>> BEGIN DATASET EXTRACT
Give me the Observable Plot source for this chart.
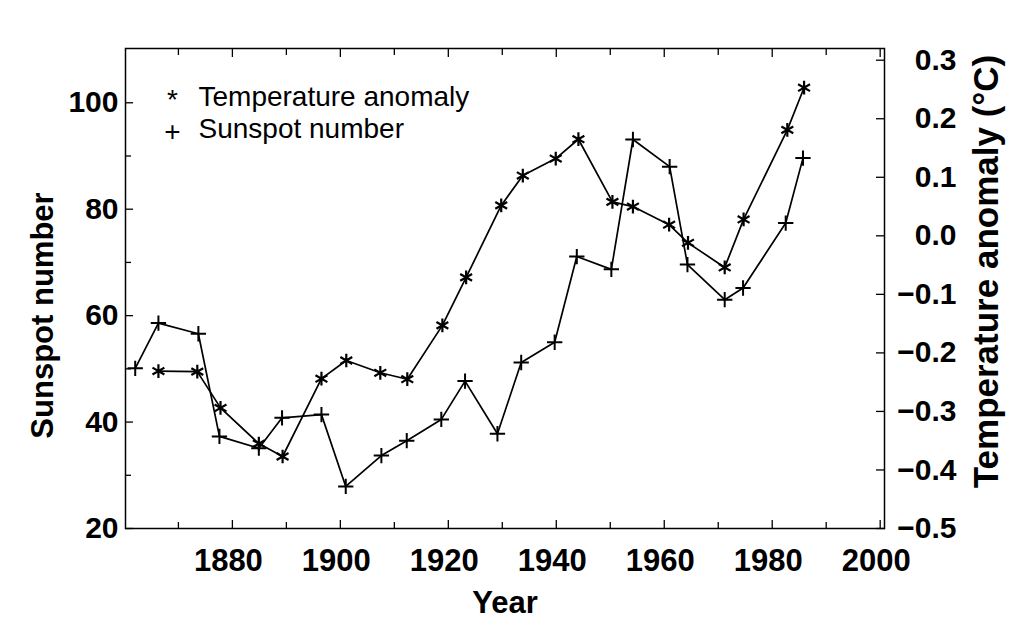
>> END DATASET EXTRACT
>> BEGIN DATASET EXTRACT
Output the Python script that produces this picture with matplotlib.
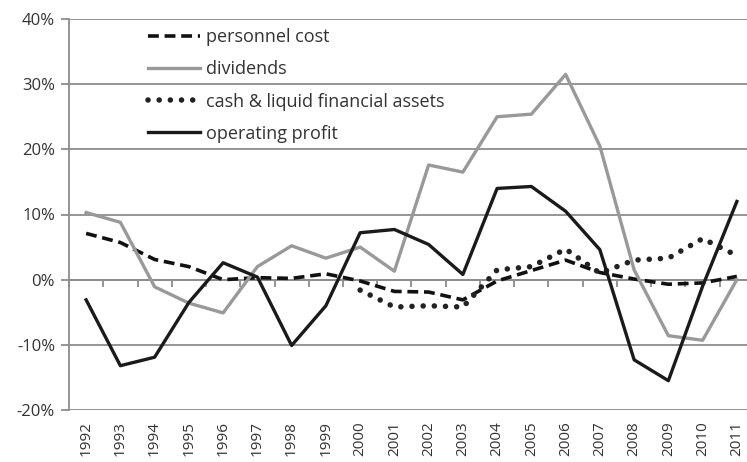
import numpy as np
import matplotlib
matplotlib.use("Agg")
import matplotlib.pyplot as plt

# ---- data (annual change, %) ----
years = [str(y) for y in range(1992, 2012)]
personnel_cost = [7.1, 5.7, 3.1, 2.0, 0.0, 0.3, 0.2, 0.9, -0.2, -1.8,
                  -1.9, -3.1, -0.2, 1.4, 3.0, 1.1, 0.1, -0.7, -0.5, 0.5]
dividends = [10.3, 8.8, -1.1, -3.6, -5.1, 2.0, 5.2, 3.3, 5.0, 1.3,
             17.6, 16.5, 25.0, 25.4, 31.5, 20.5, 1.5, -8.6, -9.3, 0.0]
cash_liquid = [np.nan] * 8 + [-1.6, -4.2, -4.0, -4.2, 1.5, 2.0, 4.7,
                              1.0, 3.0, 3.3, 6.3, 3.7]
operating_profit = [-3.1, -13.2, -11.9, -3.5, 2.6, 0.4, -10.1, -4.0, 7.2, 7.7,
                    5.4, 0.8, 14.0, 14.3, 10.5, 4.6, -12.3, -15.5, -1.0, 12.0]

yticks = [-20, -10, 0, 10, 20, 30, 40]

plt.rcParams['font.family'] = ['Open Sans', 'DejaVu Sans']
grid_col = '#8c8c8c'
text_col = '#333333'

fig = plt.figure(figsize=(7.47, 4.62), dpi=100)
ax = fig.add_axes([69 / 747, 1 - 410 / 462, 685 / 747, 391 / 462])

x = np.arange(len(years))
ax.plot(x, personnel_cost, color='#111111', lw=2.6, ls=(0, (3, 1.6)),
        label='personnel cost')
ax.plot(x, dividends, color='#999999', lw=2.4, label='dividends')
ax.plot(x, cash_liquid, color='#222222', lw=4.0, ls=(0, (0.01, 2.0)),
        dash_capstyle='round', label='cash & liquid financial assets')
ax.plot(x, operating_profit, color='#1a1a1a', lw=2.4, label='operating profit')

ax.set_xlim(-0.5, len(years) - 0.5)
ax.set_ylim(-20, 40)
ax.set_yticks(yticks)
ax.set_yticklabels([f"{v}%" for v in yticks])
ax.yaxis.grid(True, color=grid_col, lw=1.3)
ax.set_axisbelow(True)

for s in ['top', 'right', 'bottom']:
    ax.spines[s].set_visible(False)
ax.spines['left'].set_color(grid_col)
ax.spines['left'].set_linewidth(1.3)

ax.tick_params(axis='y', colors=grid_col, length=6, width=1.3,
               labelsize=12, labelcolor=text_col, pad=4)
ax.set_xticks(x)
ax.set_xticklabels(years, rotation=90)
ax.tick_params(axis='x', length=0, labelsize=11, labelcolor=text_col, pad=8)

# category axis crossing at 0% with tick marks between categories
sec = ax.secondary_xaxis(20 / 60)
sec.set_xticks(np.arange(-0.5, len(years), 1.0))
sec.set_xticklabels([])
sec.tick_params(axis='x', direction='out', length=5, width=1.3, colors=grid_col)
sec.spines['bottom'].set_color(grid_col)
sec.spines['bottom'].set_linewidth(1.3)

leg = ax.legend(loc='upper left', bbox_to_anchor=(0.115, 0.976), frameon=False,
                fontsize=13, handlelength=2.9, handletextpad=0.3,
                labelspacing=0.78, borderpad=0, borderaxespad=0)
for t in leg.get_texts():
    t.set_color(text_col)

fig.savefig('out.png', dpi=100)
>> END DATASET EXTRACT
INSTRUCTIONS FOR THE TASK – Output nothing except the lines from the one containing "Output the Python" through the one containing "5.4, 0.8, 14.0, 14.3, 10.5, 4.6, -12.3, -15.5, -1.0, 12.0]", both kept, with the pictures removed.

RESPONSE TO THE EXERCISE –
Output the Python script that produces this picture with matplotlib.
import numpy as np
import matplotlib
matplotlib.use("Agg")
import matplotlib.pyplot as plt

# ---- data (annual change, %) ----
years = [str(y) for y in range(1992, 2012)]
personnel_cost = [7.1, 5.7, 3.1, 2.0, 0.0, 0.3, 0.2, 0.9, -0.2, -1.8,
                  -1.9, -3.1, -0.2, 1.4, 3.0, 1.1, 0.1, -0.7, -0.5, 0.5]
dividends = [10.3, 8.8, -1.1, -3.6, -5.1, 2.0, 5.2, 3.3, 5.0, 1.3,
             17.6, 16.5, 25.0, 25.4, 31.5, 20.5, 1.5, -8.6, -9.3, 0.0]
cash_liquid = [np.nan] * 8 + [-1.6, -4.2, -4.0, -4.2, 1.5, 2.0, 4.7,
                              1.0, 3.0, 3.3, 6.3, 3.7]
operating_profit = [-3.1, -13.2, -11.9, -3.5, 2.6, 0.4, -10.1, -4.0, 7.2, 7.7,
                    5.4, 0.8, 14.0, 14.3, 10.5, 4.6, -12.3, -15.5, -1.0, 12.0]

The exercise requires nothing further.